De retour sur la crête
La voie du retour passe par le ravin de Bagnols
Vue d’ensemble dudit ravin
Les panneaux indicateurs très stylés du col de Saint-Ange
Nous laissons en arrière le rocher de Bouzon, à gauche, et celui de Saint-Michel, à droite…
…et nous engageons sur une arête à a silhouette nettement dessinée
A sa gauche, sur la ligne d’horizon, le massif des Ecrins…
…et plus près de,nous, une plaine calcaire cabossée
Sacha en pleine digestion
Le soleil est à son zénith quand nous reprenons la route, le long d’une crête parfois coupée à la serpe, parfois fracassée, parfois rocailleuse, parfois touffue mais jamais reposante. Pendant deux heures, nous avançons à un rythme d’escargot, en luttant dans les fourrés, en sautant de roc en roc, en usant des mains, en contournant des parois trop abruptes, en perdant parfois entre deux bosquets une trace peu évidente.
Seconde séquence sur la crête de Chabre
Peu après la reprise…
…nous longeons par son versant sud une portion verticale de l’arête
De retour sur une crête…
…aux saillies marquées
Perspective sur le chemin parcouru
Un passage dans les buissons…
…et un autre sur un cordon rocheux…
…où j’étale ma classe naturelle
Dans sa partie finale, la crête se clairsème lentement et devient plus praticable, à mesure que son versant nord se transforme en une impressionnante paroi verticale.

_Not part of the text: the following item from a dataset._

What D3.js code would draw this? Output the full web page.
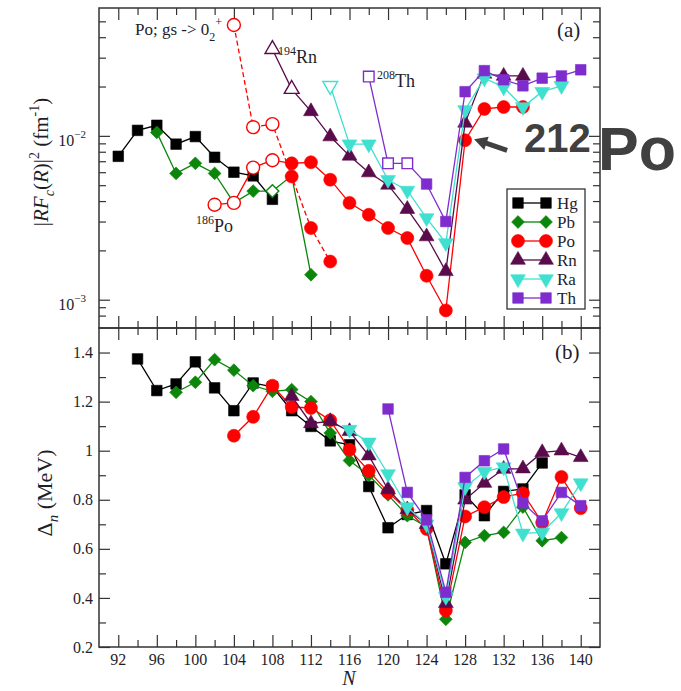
<!DOCTYPE html>
<html>
<head>
<meta charset="utf-8">
<script src="https://cdn.jsdelivr.net/npm/d3@7"></script>
<style>
  html, body { margin: 0; padding: 0; background: #fff; }
  svg { display: block; }
  text { font-family: "Liberation Serif", "Times New Roman", serif; fill: #1e1e2a; }
</style>
</head>
<body>
<svg id="chart" width="681" height="691"></svg>
<script>
// ---------- data: |R F_c(R)|^2 (fm^-1) versus neutron number N ----------
const rfHg = [[92,0.0075],[94,0.0108],[96,0.0116],[98,0.0089],[100,0.0099],[102,0.0074],[104,0.0060],[106,0.0057],[108,0.0041]];
const rfPb = [[96,0.0105],[98,0.0059],[100,0.0068],[102,0.0059],[104,0.0039],[106,0.0046],[108,0.0046],[110,0.0057],[112,0.00142]];
const rfPo = [[102,0.0038],[104,0.0039],[106,0.0064],[108,0.0071],[110,0.0068],[112,0.0069],[114,0.0054],[116,0.0039],[118,0.0033],[120,0.00274],[122,0.00238],[124,0.0014],[126,0.00086],[128,0.0094],[130,0.0146],[132,0.0150],[134,0.0150]];
const rfPoExcited = [[104,0.0475],[106,0.0113],[108,0.0118],[110,0.00565],[112,0.00274],[114,0.00171]];
const rfRn = [[108,0.0338],[110,0.0193],[112,0.0141],[114,0.0099],[116,0.00755],[118,0.00597],[120,0.00502],[122,0.00357],[124,0.00243],[126,0.00149],[128,0.0120],[130,0.0239],[132,0.0232],[134,0.0232]];
const rfRa = [[114,0.0202],[116,0.0089],[118,0.0089],[120,0.0054],[122,0.00464],[124,0.00315],[126,0.00222],[128,0.0144],[130,0.0225],[132,0.0198],[134,0.0150],[136,0.0186],[138,0.0202]];
const rfTh = [[118,0.0230],[120,0.0068],[122,0.0068],[124,0.00508],[126,0.0030],[128,0.0186],[130,0.0250],[132,0.0220],[134,0.0202],[136,0.0225],[138,0.0232],[140,0.0253]];

// neutron numbers drawn with open symbols
const openHg = [];
const openPb = [108];
const openPo = [102,104,106,108];
const openPoExcited = [104,106,108];
const openRn = [108,110];
const openRa = [114];
const openTh = [118,120,122];

// ---------- data: neutron pairing gap Delta_n (MeV) versus N ----------
const gapHg = [[94,1.374],[96,1.245],[98,1.272],[100,1.362],[102,1.256],[104,1.163],[106,1.276],[108,1.26],[110,1.163],[112,1.099],[114,1.04],[116,1.024],[118,0.854],[120,0.686],[122,0.74],[124,0.756],[126,0.539],[128,0.82],[130,0.735],[132,0.834],[134,0.844],[136,0.95]];
const gapPb = [[98,1.238],[100,1.279],[102,1.371],[104,1.328],[106,1.265],[108,1.242],[110,1.249],[112,1.2],[114,1.072],[116,0.96],[118,0.9],[120,0.82],[122,0.735],[124,0.69],[126,0.313],[128,0.626],[130,0.654],[132,0.667],[134,0.77],[136,0.633],[138,0.646]];
const gapPo = [[104,1.061],[106,1.138],[108,1.265],[110,1.178],[112,1.174],[114,1.124],[116,1.004],[118,0.918],[120,0.83],[122,0.759],[124,0.681],[126,0.349],[128,0.732],[130,0.77],[132,0.811],[134,0.827],[136,0.707],[138,0.893],[140,0.766]];
const gapRn = [[110,1.222],[112,1.111],[114,1.12],[116,1.079],[118,0.98],[120,0.842],[122,0.76],[124,0.70],[126,0.378],[128,0.8],[130,0.868],[132,0.925],[134,0.927],[136,0.993],[138,1.0],[140,0.973]];
const gapRa = [[116,1.086],[118,1.034],[120,0.905],[122,0.77],[124,0.70],[126,0.405],[128,0.852],[130,0.915],[132,0.933],[134,0.663],[136,0.667],[138,0.746],[140,0.868]];
const gapTh = [[120,1.17],[122,0.83],[124,0.718],[126,0.423],[128,0.891],[130,0.959],[132,1.007],[134,0.787],[136,0.714],[138,0.83],[140,0.776]];

// ---------- axis ticks ----------
const xMajor = [92,96,100,104,108,112,116,120,124,128,132,136,140];
const xMinor = [94,98,102,106,110,114,118,122,126,130,134,138];
const rfMajor = [1e-3, 1e-2];
const rfMinor = [8e-4,9e-4,2e-3,3e-3,4e-3,5e-3,6e-3,7e-3,8e-3,9e-3,2e-2,3e-2,4e-2,5e-2];
const gapMajor = [0.2,0.4,0.6,0.8,1.0,1.2,1.4];
const gapMinor = [0.3,0.5,0.7,0.9,1.1,1.3];
const gapLabels = ["0.2","0.4","0.6","0.8","1","1.2","1.4"];
const legendNames = ["Hg","Pb","Po","Rn","Ra","Th"];

// ---------- styles ----------
const style = {
  Hg: { color: "#000000", shape: "square" },
  Pb: { color: "#0b860b", shape: "diamond" },
  Po: { color: "#ff0000", shape: "circle" },
  Rn: { color: "#5a0b4c", shape: "triangle" },
  Ra: { color: "#40e0d0", shape: "triangleDown" },
  Th: { color: "#7f2ccf", shape: "square" }
};

const svg = d3.select("#chart");
const L = 99, R = 600, T1 = 8, B1 = 328, T2 = 328, B2 = 647;

const x = d3.scaleLinear().domain([90, 142]).range([L, R]);
const yRF = d3.scaleLog().domain([6.72e-4, 6.03e-2]).range([B1, T1]);
const yGap = d3.scaleLinear().domain([0.2, 1.5]).range([B2, T2]);

function symbolOf(shape) {
  switch (shape) {
    case "square": return { path: d3.symbol(d3.symbolSquare, 112)(), rot: 0 };
    case "diamond": return { path: d3.symbol(d3.symbolSquare, 82)(), rot: 45 };
    case "circle": return { path: d3.symbol(d3.symbolCircle, 132)(), rot: 0 };
    case "triangle": return { path: d3.symbol(d3.symbolTriangle, 95)(), rot: 0 };
    case "triangleDown": return { path: d3.symbol(d3.symbolTriangle, 95)(), rot: 180 };
  }
}

function drawSeries(g, data, openList, st, yScale, dashed) {
  const line = d3.line().x(d => x(d[0])).y(d => yScale(d[1]));
  g.append("path").datum(data)
    .attr("d", line)
    .attr("fill", "none")
    .attr("stroke", st.color)
    .attr("stroke-width", 1.3)
    .attr("stroke-dasharray", dashed ? "5,3" : null);
  const sym = symbolOf(st.shape);
  g.selectAll(null).data(data).join("path")
    .attr("d", sym.path)
    .attr("transform", d => `translate(${x(d[0])},${yScale(d[1])}) rotate(${sym.rot})`)
    .attr("fill", d => openList.includes(d[0]) ? "#ffffff" : st.color)
    .attr("stroke", st.color)
    .attr("stroke-width", d => openList.includes(d[0]) ? 1.4 : 0.6);
}

// ---------- tick helper (ticks point into each panel) ----------
function tickSet(axisFn, scale, values, size, tx, ty) {
  svg.append("g")
    .attr("transform", `translate(${tx},${ty})`)
    .call(axisFn(scale).tickValues(values).tickSize(size).tickFormat(""))
    .call(s => s.select(".domain").remove())
    .call(s => s.selectAll(".tick line").attr("stroke", "#333").attr("stroke-width", 1.2))
    .call(s => s.selectAll(".tick text").remove());
}

// top panel ticks
tickSet(d3.axisBottom, x, xMajor, 12, 0, T1);
tickSet(d3.axisBottom, x, xMinor, 7, 0, T1);
tickSet(d3.axisTop, x, xMajor, 12, 0, B1);
tickSet(d3.axisTop, x, xMinor, 7, 0, B1);
tickSet(d3.axisRight, yRF, rfMajor, 11, L, 0);
tickSet(d3.axisRight, yRF, rfMinor, 7, L, 0);
tickSet(d3.axisLeft, yRF, rfMajor, 11, R, 0);
tickSet(d3.axisLeft, yRF, rfMinor, 7, R, 0);
// bottom panel ticks
tickSet(d3.axisBottom, x, xMajor, 12, 0, T2);
tickSet(d3.axisBottom, x, xMinor, 7, 0, T2);
tickSet(d3.axisTop, x, xMajor, 12, 0, B2);
tickSet(d3.axisTop, x, xMinor, 7, 0, B2);
tickSet(d3.axisRight, yGap, gapMajor, 11, L, 0);
tickSet(d3.axisRight, yGap, gapMinor, 7, L, 0);
tickSet(d3.axisLeft, yGap, gapMajor, 11, R, 0);
tickSet(d3.axisLeft, yGap, gapMinor, 7, R, 0);

// ---------- series ----------
const gTop = svg.append("g");
drawSeries(gTop, rfHg, openHg, style.Hg, yRF, false);
drawSeries(gTop, rfPb, openPb, style.Pb, yRF, false);
drawSeries(gTop, rfPo, openPo, style.Po, yRF, false);
drawSeries(gTop, rfPoExcited, openPoExcited, style.Po, yRF, true);
drawSeries(gTop, rfRn, openRn, style.Rn, yRF, false);
drawSeries(gTop, rfRa, openRa, style.Ra, yRF, false);
drawSeries(gTop, rfTh, openTh, style.Th, yRF, false);

const gBot = svg.append("g");
drawSeries(gBot, gapHg, [], style.Hg, yGap, false);
drawSeries(gBot, gapPb, [], style.Pb, yGap, false);
drawSeries(gBot, gapPo, [], style.Po, yGap, false);
drawSeries(gBot, gapRn, [], style.Rn, yGap, false);
drawSeries(gBot, gapRa, [], style.Ra, yGap, false);
drawSeries(gBot, gapTh, [], style.Th, yGap, false);

// ---------- frames ----------
svg.append("rect").attr("x", L).attr("y", T1).attr("width", R - L).attr("height", B1 - T1)
  .attr("fill", "none").attr("stroke", "#333").attr("stroke-width", 1.5);
svg.append("rect").attr("x", L).attr("y", T2).attr("width", R - L).attr("height", B2 - T2)
  .attr("fill", "none").attr("stroke", "#333").attr("stroke-width", 1.5);

// ---------- tick labels ----------
svg.append("g").selectAll("text").data(xMajor).join("text")
  .attr("x", d => x(d)).attr("y", 665)
  .attr("text-anchor", "middle").attr("font-size", 16)
  .text(d => d);

svg.append("g").selectAll("text").data(gapMajor).join("text")
  .attr("x", 93).attr("y", d => yGap(d)).attr("dy", "0.35em")
  .attr("text-anchor", "end").attr("font-size", 16)
  .text((d, i) => gapLabels[i]);

const rfLab = svg.append("g").selectAll("text").data(rfMajor).join("text")
  .attr("x", 86).attr("y", d => yRF(d) + 10)
  .attr("text-anchor", "end").attr("font-size", 16);
rfLab.append("tspan").text("10");
rfLab.append("tspan").attr("font-size", 11).attr("dy", -8).text(d => "\u2212" + Math.round(-Math.log10(d)));

// ---------- axis titles ----------
function richText(parent, parts, size, smallSize) {
  let shift = 0;
  parts.forEach(p => {
    const target = p.sub ? 6 : p.sup ? -9 : 0;
    parent.append("tspan")
      .attr("dy", target - shift)
      .attr("font-size", (p.sub || p.sup) ? smallSize : size)
      .attr("font-style", p.i ? "italic" : "normal")
      .text(p.t);
    shift = target;
  });
}

const yTitleTop = svg.append("text")
  .attr("transform", "translate(48,162) rotate(-90)")
  .attr("text-anchor", "middle").attr("font-size", 21);
richText(yTitleTop, [
  { t: "|" }, { t: "RF", i: true }, { t: "c", i: true, sub: true }, { t: "(" }, { t: "R", i: true },
  { t: ")|" }, { t: "2", sup: true }, { t: " (fm" }, { t: "-1", sup: true }, { t: ")" }
], 21, 14);

const yTitleBot = svg.append("text")
  .attr("transform", "translate(52,493) rotate(-90)")
  .attr("text-anchor", "middle").attr("font-size", 22);
richText(yTitleBot, [
  { t: "\u0394" }, { t: "n", i: true, sub: true }, { t: " (MeV)" }
], 22, 15);

svg.append("text").attr("x", 349).attr("y", 685).attr("text-anchor", "middle")
  .attr("font-size", 20).attr("font-style", "italic").text("N");

// ---------- panel tags and annotations ----------
svg.append("text").attr("x", 557).attr("y", 37).attr("font-size", 21).text("(a)");
svg.append("text").attr("x", 555).attr("y", 359).attr("font-size", 21).text("(b)");

const noteGs = svg.append("text").attr("x", 135).attr("y", 35).attr("font-size", 17);
richText(noteGs, [{ t: "Po; gs -> 0" }, { t: "2", sub: true }, { t: "+", sup: true }], 17, 12);

function isotope(xp, yp, mass, el) {
  const t = svg.append("text").attr("x", xp).attr("y", yp).attr("font-size", 18);
  t.append("tspan").attr("font-size", 12).attr("dy", -8).text(mass);
  t.append("tspan").attr("dy", 8).text(el);
}
isotope(278, 63, "194", "Rn");
isotope(377, 87, "208", "Th");
isotope(196, 232, "186", "Po");

// ---------- legend ----------
const lg = svg.append("g");
lg.append("rect").attr("x", 507).attr("y", 189).attr("width", 78).attr("height", 120)
  .attr("fill", "#fff").attr("stroke", "#333").attr("stroke-width", 1.3);
legendNames.forEach((name, i) => {
  const yy = 203 + i * 19;
  const st = style[name];
  const sym = symbolOf(st.shape);
  lg.append("line").attr("x1", 518).attr("x2", 546).attr("y1", yy).attr("y2", yy)
    .attr("stroke", st.color).attr("stroke-width", 1.3);
  [518, 546].forEach(px => {
    lg.append("path").attr("d", sym.path)
      .attr("transform", `translate(${px},${yy}) rotate(${sym.rot})`)
      .attr("fill", st.color).attr("stroke", st.color).attr("stroke-width", 0.6);
  });
  lg.append("text").attr("x", 557).attr("y", yy + 6).attr("font-size", 17).text(name);
});

// ---------- 212Po call-out ----------
const tip = [x(128) + 9, yRF(0.0094) - 1];
const tail = [tip[0] + 33, tip[1] + 11];
const dx = tip[0] - tail[0], dy = tip[1] - tail[1];
const len = Math.hypot(dx, dy), ux = dx / len, uy = dy / len;
const headLen = 13, headHalf = 7;
const base = [tip[0] - ux * headLen, tip[1] - uy * headLen];
svg.append("line")
  .attr("x1", tail[0]).attr("y1", tail[1]).attr("x2", base[0] + ux * 2).attr("y2", base[1] + uy * 2)
  .attr("stroke", "#404040").attr("stroke-width", 5);
svg.append("path")
  .attr("d", `M${tip[0]},${tip[1]} L${base[0] - uy * headHalf},${base[1] + ux * headHalf} L${base[0] + uy * headHalf},${base[1] - ux * headHalf} Z`)
  .attr("fill", "#404040");

svg.append("text").attr("x", 524).attr("y", 152)
  .style("font-family", "'Liberation Sans', Arial, sans-serif").style("font-weight", "bold")
  .style("fill", "#404040").attr("font-size", 40).text("212");
svg.append("text").attr("x", 598).attr("y", 170)
  .style("font-family", "'Liberation Sans', Arial, sans-serif").style("font-weight", "bold")
  .style("fill", "#404040").attr("font-size", 61).text("Po");
</script>
</body>
</html>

Derniers kilomètres sur la montagne de Chabre
Nous avançons sur une crête de plus en plus escarpée..
Au loin, une véritable falaise…
…que nous approchons…
…avec une certaine appréhension
De sa pointe orientale, vue sud-ouest sur la montagne de Chabre…
…ouest sur la vallée d’Orpierre…
…sud-est sur la vallée de la Durance, se resserrant au niveau de Sisteron…
…et sud sur les gorges de la Méouge, notre prochain objectif
J’ai prévu de camper sur une aire de repos des gorges de la Méouge, vers lesquelles nous devons repiquer dès que possible, la nuit s’annonçant. Nous trouvons une ouverture dans les pentes clairsemées du serre de Piloubeau ; divers chemins nous permettent de dégringoler jusqu’au hameau de Pomet, derrière lequel apparaît le cours encaissé de la Méouge. De hautes falaises calcaires surgissant d’un méandre de la rivière y forment une sorte de promontoire arrondi, le Banc du Bouc ; au sommet de cette presqu’île perchée, nous trouvons un coin d’herbe suffisamment spacieux pour dresser deux tentes. L’aire de repos est encore distante ; mieux vaut s’arrêter là !
Le bivouac dans les gorges de la Méouge
Le hameau du Pomet vu des hauteurs…
…et des gorges
Lesdites gorges
Au milieu à droite, le promontoire du Banc du Bouc
Nous y dressons un bivouac sauvage…
…malheureusement visible du hameau du Pomet
Ainsi s’achève une journée marche plus fournie en kilomètres qu’en dénivelé ; il en ira tout autrement le lendemain.